Rabat – France has great respect for Islam, its values, and Prophet Muhammad, the chairman of the France-Morocco interparliamentary group Christian Cambon said Monday.
Cambon issued the declaration after meeting separately with Abdessamad Kayouh, his Moroccan counterpart in the interparliamentary friendship group, and Habib El Malki, the president of Morocco’s House of Representatives.
Cambon, who is also the chairman of the Select Committee on Foreign Affairs in the French Senate, emphasized to Morocco’s state media “[France’s] great respect for Islam … and for those who have always shown a sense of tolerance and who develop the values of humanism and humanity.”
Acknowledging recent tension between France and the global Muslim community after French President Emmanuel Macron’s controversial response to acts of extremism in his country, Cambon said that “some official statements may have been misinterpreted.”
After September’s stabbing near the former Charlie Hebdo offices and the attacks in Paris and Nice that followed in October, Macron made several remarks condemning “Islamist separatism” and “Islamist terrorism” in France.
Over the course of a few weeks, the French president said on separate occasions that Islam is a “religion in crisis worldwide” and “Islamists want our future,” and stressed that France will not give up Charlie Hebdo’s caricatures of Prophet Muhammad that Muslims consider offensive. France also launched a crackdown on individuals and associations it considers “extremist.”
France was not worried that Morocco would participate in the Muslim world’s boycott campaign against French products that emerged in response to Macron’s remarks. However, the European country is still keen to assure the strength of relations with its former colony.
Cambon traveled to Rabat as part of a French delegation accompanying the Minister for Foreign Affairs and Europe, Jean-Yves Le Drian, on his two-day working visit to Morocco.
He said the goal of his meetings with Kayouh and El Malki was to “reassure France’s respect for the Muslim religion” and “dispel any misunderstanding” that may have arisen alongside tensions in France.
The deputy to the French national assembly, M’jid El Guerrab, and the French Ambassador in Rabat, Helene Le Gal, also attended Cambon’s meetings with Kayouh and El Malki.
The importance of friendship groups
Friendship groups play an important role in maintaining the close relationship between Morocco and France, Cambon said. The two countries cooperate in many fields, including military, trade, and security.
Parliamentary cooperation and diplomacy, in particular, promote the value of friendship between the two countries, Cambon continued.
Kayouh similarly emphasized the importance of respect for religions and beliefs, stressing the role of interparliamentary friendship groups in exchanging views.

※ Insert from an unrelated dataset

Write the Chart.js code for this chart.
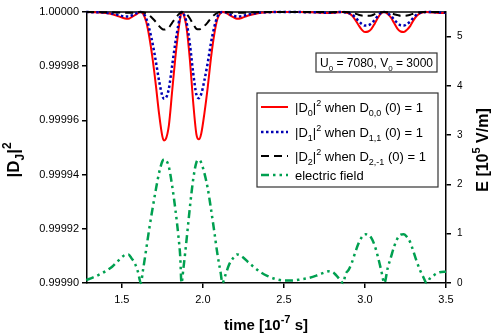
<!DOCTYPE html>
<html lang="en">
<head>
  <meta charset="UTF-8">
  <title>|D_J|^2 and electric field</title>
  <script src="https://cdn.jsdelivr.net/npm/chart.js"></script>
  <style>
    body {
      margin: 0;
      padding: 0;
      background-color: #fff;
    }
    canvas {
      display: block;
    }
  </style>
</head>
<body>
  <canvas id="chart" width="493" height="335"></canvas>
  <script>
    // time in units of 1e-7 s
    const times = [1.28, 1.32, 1.36, 1.40, 1.44, 1.48, 1.52, 1.54, 1.56, 1.58, 1.60, 1.617,
      1.63, 1.65, 1.67, 1.69, 1.71, 1.73, 1.75, 1.76, 1.77, 1.79, 1.81, 1.83, 1.85, 1.86, 1.868,
      1.88, 1.90, 1.92, 1.94, 1.96, 1.975, 1.99, 2.01, 2.03, 2.05, 2.07, 2.09, 2.11, 2.12,
      2.14, 2.16, 2.19, 2.21, 2.24, 2.28, 2.32, 2.36, 2.40, 2.45, 2.50, 2.55, 2.60, 2.65, 2.70, 2.74, 2.78, 2.81, 2.84, 2.866,
      2.88, 2.90, 2.92, 2.94, 2.96, 2.98, 3.00, 3.02, 3.04, 3.06, 3.08, 3.10, 3.12,
      3.14, 3.16, 3.18, 3.20, 3.22, 3.24, 3.26, 3.28, 3.30, 3.32, 3.34, 3.36, 3.381,
      3.40, 3.43, 3.46, 3.50];

    // electric field, 1e5 V/m
    const eField = [0.06, 0.11, 0.17, 0.24, 0.33, 0.46, 0.57, 0.58, 0.50, 0.40, 0.22, 0,
      0.25, 0.68, 1.12, 1.52, 1.90, 2.24, 2.47, 2.51, 2.50, 2.36, 1.98, 1.50, 0.92, 0.55, 0,
      0.30, 0.90, 1.54, 2.10, 2.45, 2.50, 2.44, 2.22, 1.92, 1.50, 1.05, 0.58, 0.20, 0,
      0.17, 0.36, 0.52, 0.58, 0.54, 0.42, 0.31, 0.21, 0.14, 0.08, 0.05, 0.05, 0.07, 0.10, 0.15, 0.20, 0.24, 0.20, 0.09, 0,
      0.18, 0.27, 0.42, 0.62, 0.80, 0.93, 0.99, 0.98, 0.91, 0.76, 0.53, 0.26, 0,
      0.30, 0.52, 0.74, 0.90, 0.98, 0.99, 0.93, 0.82, 0.63, 0.43, 0.26, 0.12, 0,
      0.09, 0.17, 0.22, 0.23];

    const d0 = [1.0000000, 0.9999999, 0.9999998, 0.9999996, 0.9999992, 0.9999984, 0.9999976, 0.9999975, 0.9999981, 0.9999988, 0.9999996, 1.0000000,
      0.9999995, 0.9999965, 0.9999906, 0.9999826, 0.9999729, 0.9999623, 0.9999541, 0.9999526, 0.9999530, 0.9999581, 0.9999705, 0.9999831, 0.9999936, 0.9999977, 1.0000000,
      0.9999993, 0.9999939, 0.9999822, 0.9999668, 0.9999549, 0.9999530, 0.9999552, 0.9999629, 0.9999723, 0.9999831, 0.9999917, 0.9999975, 0.9999997, 1.0000000,
      0.9999998, 0.9999990, 0.9999980, 0.9999975, 0.9999978, 0.9999987, 0.9999993, 0.9999997, 0.9999999, 1.0, 1.0, 1.0, 1.0, 0.9999999, 0.9999998, 0.9999997, 0.9999996, 0.9999997, 0.9999999, 1.0,
      0.9999998, 0.9999995, 0.9999987, 0.9999971, 0.9999952, 0.9999935, 0.9999926, 0.9999928, 0.9999938, 0.9999957, 0.9999979, 0.9999995, 1.0,
      0.9999993, 0.9999980, 0.9999959, 0.9999939, 0.9999928, 0.9999926, 0.9999935, 0.9999949, 0.9999970, 0.9999986, 0.9999995, 0.9999999, 1.0,
      0.9999999, 0.9999998, 0.9999996, 0.9999996];

    const d1 = [1.0000000, 0.9999999, 0.9999999, 0.9999997, 0.9999994, 0.9999989, 0.9999983, 0.9999983, 0.9999987, 0.9999992, 0.9999998, 1.0000000,
      0.9999997, 0.9999977, 0.9999936, 0.9999883, 0.9999817, 0.9999745, 0.9999690, 0.9999680, 0.9999682, 0.9999717, 0.9999801, 0.9999886, 0.9999957, 0.9999985, 1.0000000,
      0.9999995, 0.9999959, 0.9999880, 0.9999776, 0.9999695, 0.9999682, 0.9999698, 0.9999750, 0.9999813, 0.9999886, 0.9999944, 0.9999983, 0.9999998, 1.0000000,
      0.9999999, 0.9999993, 0.9999986, 0.9999983, 0.9999985, 0.9999991, 0.9999995, 0.9999998, 0.9999999, 1.0, 1.0, 1.0, 1.0, 0.9999999, 0.9999999, 0.9999998, 0.9999997, 0.9999998, 1.0, 1.0,
      0.9999998, 0.9999996, 0.9999991, 0.9999980, 0.9999967, 0.9999956, 0.9999950, 0.9999951, 0.9999958, 0.9999971, 0.9999986, 0.9999997, 1.0,
      0.9999995, 0.9999986, 0.9999972, 0.9999959, 0.9999951, 0.9999950, 0.9999956, 0.9999966, 0.9999980, 0.9999991, 0.9999997, 0.9999999, 1.0,
      1.0, 0.9999999, 0.9999998, 0.9999997];

    const d2 = [1.0, 1.0, 1.0, 0.9999999, 0.9999999, 0.9999998, 0.9999997, 0.9999997, 0.9999997, 0.9999998, 1.0, 1.0,
      0.9999999, 0.9999995, 0.9999987, 0.9999976, 0.9999963, 0.9999948, 0.9999937, 0.9999935, 0.9999936, 0.9999943, 0.9999960, 0.9999977, 0.9999991, 0.9999997, 1.0,
      0.9999999, 0.9999992, 0.9999976, 0.9999955, 0.9999938, 0.9999936, 0.9999939, 0.9999949, 0.9999962, 0.9999977, 0.9999989, 0.9999997, 1.0, 1.0,
      1.0, 0.9999999, 0.9999997, 0.9999997, 0.9999997, 0.9999998, 0.9999999, 1.0, 1.0, 1.0, 1.0, 1.0, 1.0, 1.0, 1.0, 1.0, 0.9999999, 1.0, 1.0, 1.0,
      1.0, 0.9999999, 0.9999997, 0.9999994, 0.9999990, 0.9999987, 0.9999986, 0.9999986, 0.9999987, 0.9999992, 0.9999996, 0.9999999, 1.0,
      0.9999999, 0.9999996, 0.9999992, 0.9999989, 0.9999986, 0.9999986, 0.9999987, 0.9999990, 0.9999994, 0.9999997, 0.9999999, 1.0, 1.0,
      1.0, 1.0, 1.0, 0.9999999];

    const xTicks = [1.5, 2.0, 2.5, 3.0, 3.5];
    const yTicks = [0.9999, 0.99992, 0.99994, 0.99996, 0.99998, 1.0];
    const eTicks = [0, 1, 2, 3, 4, 5];

    // rich text pieces: [text, 0 normal | 1 subscript | 2 superscript]
    const legendLabels = [
      [['|D', 0], ['0', 1], ['|', 0], ['2', 2], [' when D', 0], ['0,0', 1], [' (0) = 1', 0]],
      [['|D', 0], ['1', 1], ['|', 0], ['2', 2], [' when D', 0], ['1,1', 1], [' (0) = 1', 0]],
      [['|D', 0], ['2', 1], ['|', 0], ['2', 2], [' when D', 0], ['2,-1', 1], [' (0) = 1', 0]],
      [['electric field', 0]]
    ];
    const noteText = [['U', 0], ['0', 1], [' = 7080, V', 0], ['0', 1], [' = 3000', 0]];
    const leftTitle = [['|D', 0], ['J', 1], ['|', 0], ['2', 2]];
    const rightTitle = [['E [10', 0], ['5', 2], [' V/m]', 0]];
    const bottomTitle = [['time [10', 0], ['-7', 2], [' s]', 0]];

    const FAM = '"Liberation Sans", Arial, Helvetica, sans-serif';

    function drawRich(ctx, parts, x, y, size, weight, align) {
      const fontFor = k => weight + ' ' + (k ? Math.round(size * 0.7) : size) + 'px ' + FAM;
      let w = 0;
      parts.forEach(([t, k]) => { ctx.font = fontFor(k); w += ctx.measureText(t).width; });
      let cx = align === 'center' ? x - w / 2 : x;
      ctx.textAlign = 'left';
      ctx.textBaseline = 'alphabetic';
      parts.forEach(([t, k]) => {
        ctx.font = fontFor(k);
        const dy = k === 1 ? size * 0.3 : (k === 2 ? -size * 0.5 : 0);
        ctx.fillText(t, cx, y + dy);
        cx += ctx.measureText(t).width;
      });
    }

    const toPoints = vals => times.map((t, i) => ({ x: t, y: vals[i] }));

    const decor = {
      id: 'decor',
      beforeDatasetsDraw(chart) {
        const ctx = chart.ctx, a = chart.chartArea;
        ctx.save();
        ctx.strokeStyle = '#000';
        ctx.lineWidth = 1.5;
        ctx.beginPath();
        ctx.moveTo(a.left, a.top);
        ctx.lineTo(a.right, a.top);
        ctx.stroke();
        ctx.restore();
      },
      afterDraw(chart) {
        const ctx = chart.ctx;
        ctx.save();

        // parameter box
        ctx.fillStyle = '#fff';
        ctx.fillRect(316, 53, 121, 19);
        ctx.strokeStyle = '#333';
        ctx.lineWidth = 1.2;
        ctx.strokeRect(316, 53, 121, 19);
        ctx.fillStyle = '#000';
        drawRich(ctx, noteText, 376.5, 67, 12, 'normal', 'center');

        // legend
        ctx.fillStyle = '#fff';
        ctx.fillRect(257, 93, 181, 94);
        ctx.strokeStyle = '#333';
        ctx.strokeRect(257, 93, 181, 94);
        const rows = [112, 137, 161, 180];
        chart.data.datasets.forEach((ds, i) => {
          const y = rows[i];
          ctx.strokeStyle = ds.borderColor;
          ctx.lineWidth = ds.borderWidth;
          ctx.setLineDash(ds.borderDash || []);
          ctx.beginPath();
          ctx.moveTo(261, y - 5);
          ctx.lineTo(288, y - 5);
          ctx.stroke();
          ctx.setLineDash([]);
          ctx.fillStyle = '#000';
          drawRich(ctx, legendLabels[i], 295, y, 13, 'normal', 'left');
        });

        // axis titles
        ctx.fillStyle = '#000';
        drawRich(ctx, bottomTitle, 266, 330, 15, 'bold', 'center');
        ctx.save();
        ctx.translate(19, 160);
        ctx.rotate(-Math.PI / 2);
        drawRich(ctx, leftTitle, 0, 0, 17, 'bold', 'center');
        ctx.restore();
        ctx.save();
        ctx.translate(488, 150);
        ctx.rotate(-Math.PI / 2);
        drawRich(ctx, rightTitle, 0, 0, 16, 'bold', 'center');
        ctx.restore();
        ctx.restore();
      }
    };

    const axisGrid = { drawOnChartArea: false, drawTicks: true, tickLength: 5, color: '#000', lineWidth: 1.5 };
    const axisBorder = { display: true, color: '#000', width: 1.5 };

    new Chart(document.getElementById('chart'), {
      type: 'line',
      data: {
        datasets: [{
          label: '|D0|^2 when D0,0 (0) = 1',
          data: toPoints(d0),
          yAxisID: 'y',
          borderColor: '#ff0000',
          borderWidth: 2,
          order: 3
        }, {
          label: '|D1|^2 when D1,1 (0) = 1',
          data: toPoints(d1),
          yAxisID: 'y',
          borderColor: '#0000b4',
          borderWidth: 2.5,
          borderDash: [2.5, 2.5],
          order: 2
        }, {
          label: '|D2|^2 when D2,-1 (0) = 1',
          data: toPoints(d2),
          yAxisID: 'y',
          borderColor: '#000000',
          borderWidth: 2,
          borderDash: [8, 5],
          order: 1
        }, {
          label: 'electric field',
          data: toPoints(eField),
          yAxisID: 'y2',
          borderColor: '#00a050',
          borderWidth: 2.5,
          borderDash: [8, 4, 2.5, 4, 2.5, 4],
          order: 4
        }]
      },
      options: {
        responsive: false,
        animation: false,
        devicePixelRatio: 1,
        layout: { padding: { top: 10, left: 0, right: 0, bottom: 0 } },
        elements: {
          point: { radius: 0 },
          line: { cubicInterpolationMode: 'monotone', fill: false }
        },
        datasets: { line: { clip: 4 } },
        plugins: {
          legend: { display: false },
          tooltip: { enabled: false }
        },
        scales: {
          x: {
            type: 'linear',
            min: 1.285,
            max: 3.5,
            afterBuildTicks: s => { s.ticks = xTicks.map(v => ({ value: v })); },
            afterFit: s => { s.height = 52; },
            ticks: {
              callback: v => v.toFixed(1),
              color: '#000',
              font: { family: FAM, size: 11 },
              padding: 5,
              maxRotation: 0
            },
            grid: axisGrid,
            border: axisBorder
          },
          y: {
            position: 'left',
            min: 0.9999,
            max: 1.0,
            afterBuildTicks: s => { s.ticks = yTicks.map(v => ({ value: v })); },
            afterFit: s => { s.width = 87; },
            ticks: {
              callback: v => v.toFixed(5),
              color: '#000',
              font: { family: FAM, size: 11 },
              padding: 3
            },
            grid: axisGrid,
            border: axisBorder
          },
          y2: {
            position: 'right',
            min: 0,
            max: 5.5,
            afterBuildTicks: s => { s.ticks = eTicks.map(v => ({ value: v })); },
            afterFit: s => { s.width = 47; },
            ticks: {
              callback: v => String(v),
              color: '#000',
              font: { family: FAM, size: 10 },
              padding: 6
            },
            grid: axisGrid,
            border: axisBorder
          }
        }
      },
      plugins: [decor]
    });
  </script>
</body>
</html>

Such groups are also essential in promoting economic, social, and diplomatic relations between France and Morocco, he added. Kayouh noted, in particular, the two countries’ fruitful cooperation in the fight against terrorism.
The meetings between Cambon, Kayouh, and El Malki were in line with Le Drian’s goal to strengthen Rabat-Paris cooperation.
Le Drian also spoke on Monday with Morocco’s Minister of Islamic Affairs Ahmed Toufiq about France’s recent issues with extremist violence and Macron’s law to end “Islamist separatism,” which includes terminating a program that allows foreign imams to enter France. Morocco is one of the countries that participate in the program.
As well, a visit to the Mohammed VI Institute, which is renowned for training imams from the Sahel as part of Morocco’s initiative to combat religious extremism, was on Le Drian’s agenda.
After meeting with Bourita, Le Drian stated: “In difficult times, it is normal to turn to your close friends.”
He added that Morocco, as “the bearer of an Islam of a happy-medium promoted by King Mohammed VI” and a country that shares France’s “rejection of terrorism,” is an important ally of the European country as it grapples with uncertainty.